Strengthening Accounting Processes
Kaiser has also engaged Rehmann to provide advice and recommendations on PTI’s accounting processes, aiming to boost efficiency and compliance — key to ensuring a company’s systems and processes support business goals, mitigate risk, and deliver leadership the data and insights necessary to empower strategic decision-making.
This process is invaluable for any company, but for a CFO like Kaiser, who operates on a reduced schedule, it is a highly efficient means to get advice and recommendations on a company’s underlying financial practices and internal controls.
Reliability and Retention: The Human Connection
In an industry often plagued by high turnover, the longevity of the relationship between PTI and Rehmann stands out.
Why has PTI stuck with Rehmann? The answer lies in Rehmann’s people.
“Some of the people I hired [while at GRK] are still with you,” Kaiser says.
He points to Finley, as well as Margaret Nash , two of many professionals who transitioned from GRK to Rehmann when the two firms combined in 2012. Even the receptionist from the original GRK firm moved over to Rehmann, Kaiser adds, proudly noting that she only recently retired.
Although not every Rehmann associate that Kaiser and his staff have worked with in the last several years originated with GRK, Rehmann’s low turnover rate is a critical differentiator among firms that provide accounting, HR, and other consulting services.
It enables those companies to enjoy the benefits of having uninterrupted access to a team of reliable, seasoned experts for years — or, as is typical with Rehmann’s advisory services, decades.
For PTI, Rehmann’s low turnover means the advisors and associates understand the history of the company, the nuances of the plastics manufacturing industry, and the specific preferences of PTI’s executive team and employees. It also means PTI is guaranteed both reliability and flexibility; Rehmann can easily sync its advisory services and level of support to PTI’s specific needs, through times of growth or challenges.
Empowering Future Growth
The story of PTI Engineered Plastics is one of rapid scaling, technological innovation, and smart resource management.

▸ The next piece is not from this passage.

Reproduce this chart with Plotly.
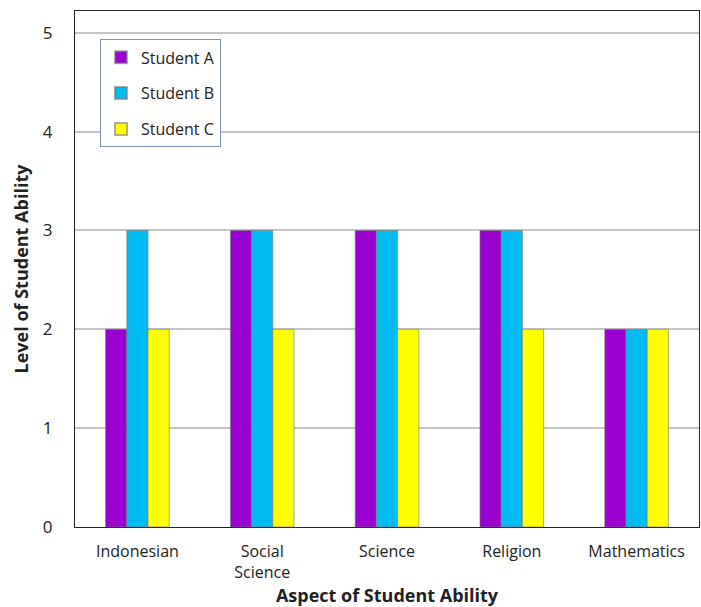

By retaining James Kaiser as a part-time CFO, Rathbone has been able to build and maintain a strong financial infrastructure that could support his ambitious vision.
By retaining Rehmann for consulting and advisory services and projects as needed, Kaiser has been able to deliver the financial acumen and leadership a dynamic, growth-focused company requires to thrive — while shaping a work schedule that has enabled him to fully relish his “retirement” years, professionally and personally.
For business owners and CFOs looking to modernize and scale, the PTI model offers a blueprint for success. It demonstrates that you don’t need to hire a massive internal team to achieve enterprise-level compliance and financial sophistication. With the right, reliable support, you can access the expertise you need, when you need it, ensuring your business is ready for whatever the next decades bring.